According to UK news site Daily Mail, children as young as six-years-old will soon be taught how to “stimulate” their genitals as part of a compulsory sex-ed program being rolled out to hundreds of primary schools in England.

Daily Mail reports,

All About Me is being rolled out across 241 primaries by Warwickshire County Council and could be adopted by other local authorities next year as part of the Government’s overhaul of Relationship and Sex Education (RSE).

Documents obtained by The Mail on Sunday detail how All About Me classes involve pupils aged between six and ten being told by teachers that there are ‘rules about touching yourself’. An explanation of ‘rules about self-stimulation’ appears in the scheme’s Year Two lesson plan for six and seven-year-olds.
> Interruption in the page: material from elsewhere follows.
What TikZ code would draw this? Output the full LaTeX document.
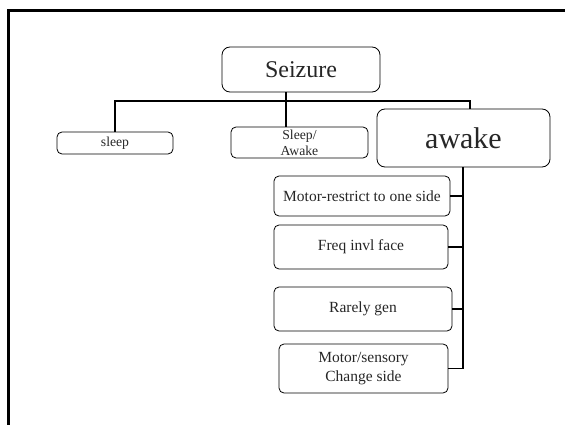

Under a section called Touching Myself, teachers are advised to tell children that ‘lots of people like to tickle or stroke themselves as it might feel nice’. They are also instructed to inform youngsters that this may include touching their ‘private parts’ and, that while some people may say this behaviour is ‘dirty’, it is in fact ‘very normal’.

Curiously, the webpage for “All About Me” on the Warwickshire County Council’s website is “currently under review.”

On the Curdworth Primary School’s website, the program is described as “a relationship and sex education package” that delves into issues of puberty in children. Curdworth is a primary school located in Birmingham within Warwickshire County.

The program includes lessons such as “Me and My Body” where children will be taught “the similarities and differences in bodies between friends, including the physical differences between boys and girls,” as well as “the correct names for their personal body parts.”

Another lesson is about “My Choices and Personal Boundaries: Touch & Feel,” in which, “Children will be given the opportunity to explore a variety of different touch and feel sensations and allowed to decide which they like and dislike.”

Excuse me, what? And how exactly will this be taught?

The content clearly is sensitive and there are no real parameters or specifics for teaching such lesson plans.

As Daily Mail points out, many are concerned about the program's vague guidelines: 

Family campaigners and religious groups warned that vague guidelines issued by the Department for Education meant schools could soon be providing sexual material to young children that many parents would consider inappropriate.

Even politicians who had supported the RSE legislation expressed concern. Tory MP David Davies said: ‘I and many other parents would be furious at completely inappropriate sexual matters being taught to children as young as six. These classes go way beyond the guidance the Government is producing and are effectively sexualising very young children.’